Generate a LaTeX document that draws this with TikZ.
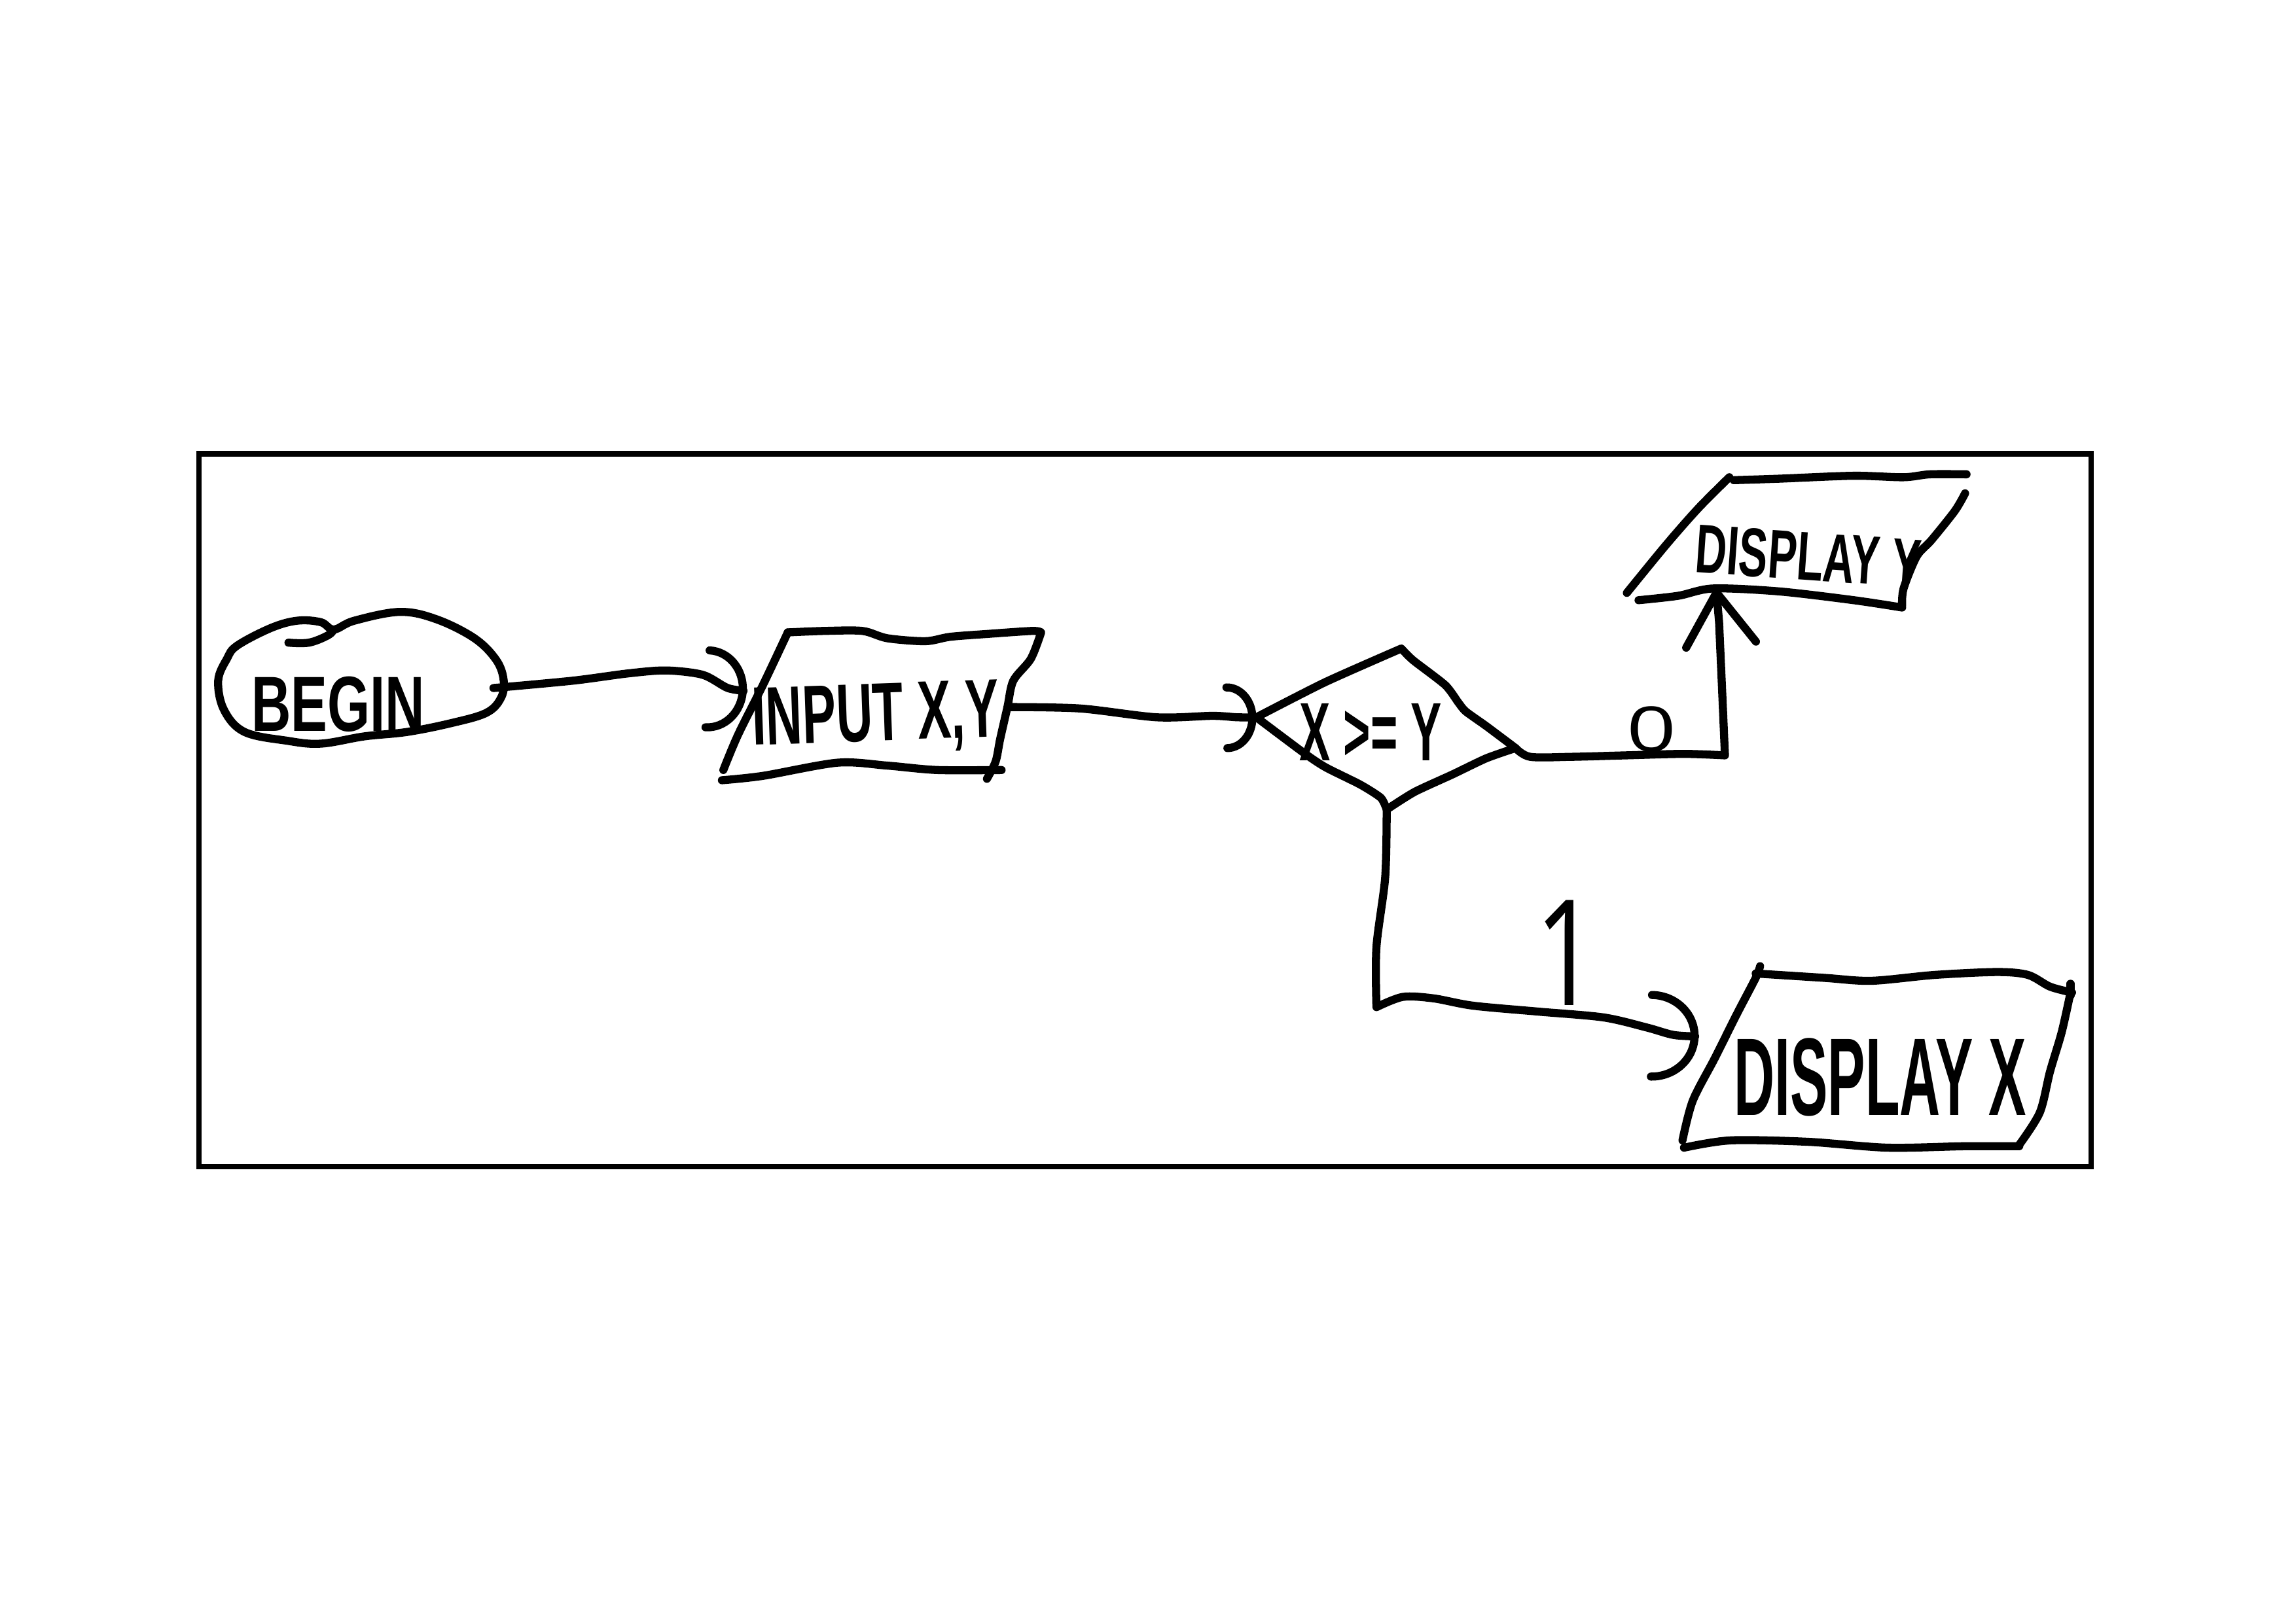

┄┄┄┄┄┄┄┄┄┄

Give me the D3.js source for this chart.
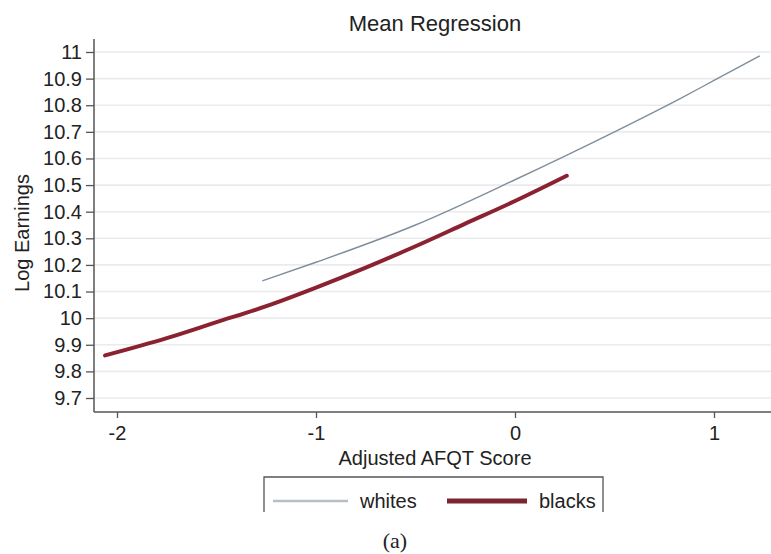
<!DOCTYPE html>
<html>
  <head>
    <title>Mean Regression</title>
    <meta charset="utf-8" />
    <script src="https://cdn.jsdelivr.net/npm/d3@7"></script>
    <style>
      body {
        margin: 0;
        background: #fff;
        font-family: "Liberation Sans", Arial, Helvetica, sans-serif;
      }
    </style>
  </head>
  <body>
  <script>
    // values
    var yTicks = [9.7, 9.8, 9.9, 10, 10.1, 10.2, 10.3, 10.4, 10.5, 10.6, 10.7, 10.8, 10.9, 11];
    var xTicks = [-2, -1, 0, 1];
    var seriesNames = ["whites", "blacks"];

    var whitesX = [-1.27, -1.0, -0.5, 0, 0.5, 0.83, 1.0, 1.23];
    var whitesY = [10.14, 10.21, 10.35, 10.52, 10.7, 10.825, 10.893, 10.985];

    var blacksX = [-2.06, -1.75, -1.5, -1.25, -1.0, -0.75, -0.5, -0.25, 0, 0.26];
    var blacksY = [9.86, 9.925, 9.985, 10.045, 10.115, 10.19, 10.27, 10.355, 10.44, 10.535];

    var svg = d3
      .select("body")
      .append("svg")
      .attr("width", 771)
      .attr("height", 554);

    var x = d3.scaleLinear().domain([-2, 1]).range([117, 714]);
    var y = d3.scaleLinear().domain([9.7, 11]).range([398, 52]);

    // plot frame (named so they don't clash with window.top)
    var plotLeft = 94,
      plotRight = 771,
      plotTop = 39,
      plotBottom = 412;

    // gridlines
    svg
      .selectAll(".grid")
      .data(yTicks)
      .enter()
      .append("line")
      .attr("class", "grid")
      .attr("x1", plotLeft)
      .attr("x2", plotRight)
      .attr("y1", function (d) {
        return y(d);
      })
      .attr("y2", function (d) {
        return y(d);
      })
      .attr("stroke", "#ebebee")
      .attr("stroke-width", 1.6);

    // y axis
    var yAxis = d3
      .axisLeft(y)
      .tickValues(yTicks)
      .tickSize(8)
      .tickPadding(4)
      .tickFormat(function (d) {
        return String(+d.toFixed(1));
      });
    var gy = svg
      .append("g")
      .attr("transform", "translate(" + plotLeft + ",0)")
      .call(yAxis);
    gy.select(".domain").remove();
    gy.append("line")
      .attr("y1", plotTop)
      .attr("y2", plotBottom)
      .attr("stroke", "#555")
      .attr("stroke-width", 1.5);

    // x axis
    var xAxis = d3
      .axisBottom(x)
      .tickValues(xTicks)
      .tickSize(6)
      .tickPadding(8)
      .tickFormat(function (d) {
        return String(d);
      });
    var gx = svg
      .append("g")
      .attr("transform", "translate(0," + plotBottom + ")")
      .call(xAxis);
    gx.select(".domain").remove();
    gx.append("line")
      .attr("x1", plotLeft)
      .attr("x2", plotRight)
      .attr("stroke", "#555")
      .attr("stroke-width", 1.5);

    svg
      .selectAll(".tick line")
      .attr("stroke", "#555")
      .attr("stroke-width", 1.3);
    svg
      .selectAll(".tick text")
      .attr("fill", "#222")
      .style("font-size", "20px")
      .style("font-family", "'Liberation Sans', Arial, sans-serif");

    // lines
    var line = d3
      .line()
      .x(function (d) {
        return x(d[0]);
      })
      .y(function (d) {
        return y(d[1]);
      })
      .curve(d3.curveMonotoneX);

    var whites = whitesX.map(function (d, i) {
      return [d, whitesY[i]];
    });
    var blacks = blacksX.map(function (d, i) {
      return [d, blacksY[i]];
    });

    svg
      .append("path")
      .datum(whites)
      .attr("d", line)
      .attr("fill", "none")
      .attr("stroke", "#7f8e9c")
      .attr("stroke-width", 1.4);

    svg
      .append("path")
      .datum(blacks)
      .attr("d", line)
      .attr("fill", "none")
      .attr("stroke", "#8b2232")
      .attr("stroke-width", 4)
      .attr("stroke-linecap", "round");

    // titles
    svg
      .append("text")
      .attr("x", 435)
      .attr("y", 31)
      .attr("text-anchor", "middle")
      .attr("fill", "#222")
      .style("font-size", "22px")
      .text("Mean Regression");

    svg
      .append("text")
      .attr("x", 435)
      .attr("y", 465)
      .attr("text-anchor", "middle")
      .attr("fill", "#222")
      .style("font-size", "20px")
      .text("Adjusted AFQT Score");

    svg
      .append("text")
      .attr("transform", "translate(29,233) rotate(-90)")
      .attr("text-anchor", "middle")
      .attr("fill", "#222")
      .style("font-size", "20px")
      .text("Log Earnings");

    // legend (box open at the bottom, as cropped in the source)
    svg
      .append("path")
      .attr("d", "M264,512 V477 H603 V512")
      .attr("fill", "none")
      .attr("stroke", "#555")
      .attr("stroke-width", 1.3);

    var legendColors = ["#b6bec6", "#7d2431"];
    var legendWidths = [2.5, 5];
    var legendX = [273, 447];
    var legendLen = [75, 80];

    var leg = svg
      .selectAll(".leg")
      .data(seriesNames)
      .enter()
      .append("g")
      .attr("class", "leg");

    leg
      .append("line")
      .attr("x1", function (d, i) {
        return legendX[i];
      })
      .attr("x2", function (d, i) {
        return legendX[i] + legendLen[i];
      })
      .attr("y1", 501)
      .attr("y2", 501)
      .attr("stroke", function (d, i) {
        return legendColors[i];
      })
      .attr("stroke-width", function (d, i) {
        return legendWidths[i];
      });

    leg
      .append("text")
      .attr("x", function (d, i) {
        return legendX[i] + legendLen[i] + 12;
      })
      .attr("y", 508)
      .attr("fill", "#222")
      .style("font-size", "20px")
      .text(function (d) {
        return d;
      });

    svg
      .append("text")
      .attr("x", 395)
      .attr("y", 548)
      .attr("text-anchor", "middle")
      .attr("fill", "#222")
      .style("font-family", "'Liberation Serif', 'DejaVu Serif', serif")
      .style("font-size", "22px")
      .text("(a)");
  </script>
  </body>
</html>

┄┄┄┄┄┄┄┄┄┄

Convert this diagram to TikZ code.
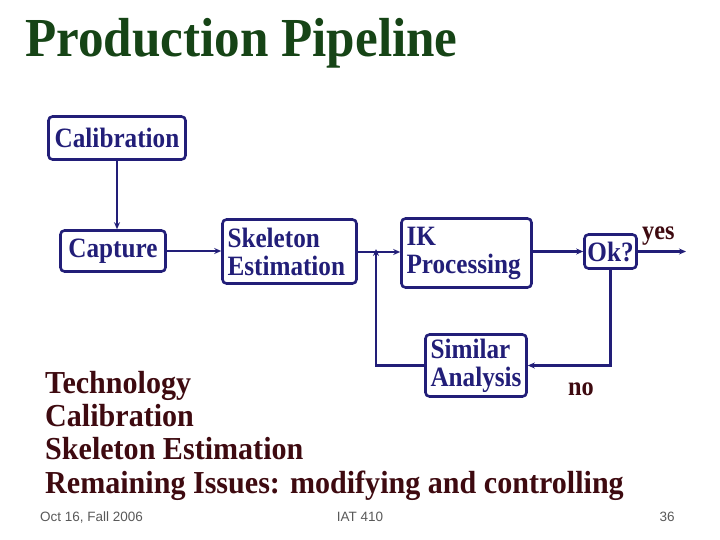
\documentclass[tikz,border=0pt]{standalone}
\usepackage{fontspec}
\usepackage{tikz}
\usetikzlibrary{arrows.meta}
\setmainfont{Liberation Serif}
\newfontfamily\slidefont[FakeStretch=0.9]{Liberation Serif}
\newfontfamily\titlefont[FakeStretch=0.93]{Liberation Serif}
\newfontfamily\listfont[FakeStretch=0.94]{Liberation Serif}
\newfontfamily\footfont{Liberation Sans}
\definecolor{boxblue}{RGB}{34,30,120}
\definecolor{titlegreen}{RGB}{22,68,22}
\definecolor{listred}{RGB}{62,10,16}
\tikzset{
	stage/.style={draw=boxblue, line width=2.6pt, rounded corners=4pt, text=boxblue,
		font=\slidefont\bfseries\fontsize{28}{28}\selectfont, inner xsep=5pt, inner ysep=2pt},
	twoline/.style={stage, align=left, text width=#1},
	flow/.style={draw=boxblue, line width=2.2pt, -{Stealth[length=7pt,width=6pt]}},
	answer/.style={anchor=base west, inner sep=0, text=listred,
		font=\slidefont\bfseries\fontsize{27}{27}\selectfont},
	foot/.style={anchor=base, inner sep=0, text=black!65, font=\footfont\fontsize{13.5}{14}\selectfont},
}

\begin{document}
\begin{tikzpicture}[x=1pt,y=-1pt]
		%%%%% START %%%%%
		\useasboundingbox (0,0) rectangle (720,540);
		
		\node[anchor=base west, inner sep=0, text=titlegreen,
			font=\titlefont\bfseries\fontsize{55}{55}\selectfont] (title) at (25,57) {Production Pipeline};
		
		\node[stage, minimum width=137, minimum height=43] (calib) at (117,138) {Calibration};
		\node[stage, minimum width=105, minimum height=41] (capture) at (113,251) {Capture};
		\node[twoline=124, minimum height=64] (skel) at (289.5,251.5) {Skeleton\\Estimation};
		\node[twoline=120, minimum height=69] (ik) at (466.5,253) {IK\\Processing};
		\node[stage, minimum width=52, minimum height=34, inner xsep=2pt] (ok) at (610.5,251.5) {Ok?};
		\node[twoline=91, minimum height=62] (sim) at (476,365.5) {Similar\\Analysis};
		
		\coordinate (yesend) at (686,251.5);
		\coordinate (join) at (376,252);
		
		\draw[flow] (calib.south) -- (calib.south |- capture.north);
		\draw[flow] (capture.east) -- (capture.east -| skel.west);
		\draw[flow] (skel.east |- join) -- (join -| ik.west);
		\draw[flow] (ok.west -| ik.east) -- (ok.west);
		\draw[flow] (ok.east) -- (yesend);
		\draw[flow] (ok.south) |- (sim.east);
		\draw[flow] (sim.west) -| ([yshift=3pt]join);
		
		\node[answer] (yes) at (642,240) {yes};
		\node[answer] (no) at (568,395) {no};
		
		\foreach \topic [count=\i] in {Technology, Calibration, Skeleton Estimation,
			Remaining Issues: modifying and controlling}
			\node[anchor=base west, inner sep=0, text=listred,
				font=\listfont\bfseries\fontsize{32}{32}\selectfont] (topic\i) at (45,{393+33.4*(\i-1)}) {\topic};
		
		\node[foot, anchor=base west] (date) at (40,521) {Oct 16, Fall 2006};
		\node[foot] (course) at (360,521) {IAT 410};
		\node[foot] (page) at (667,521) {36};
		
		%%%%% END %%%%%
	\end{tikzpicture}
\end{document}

┄┄┄┄┄┄┄┄┄┄

(GIVEN EXERCISE): List each line of the entries that holds the string "this".

(WRITTEN ANSWER):
Generate a LaTeX document that draws this with TikZ.
Give me the D3.js source for this chart.
Convert this diagram to TikZ code.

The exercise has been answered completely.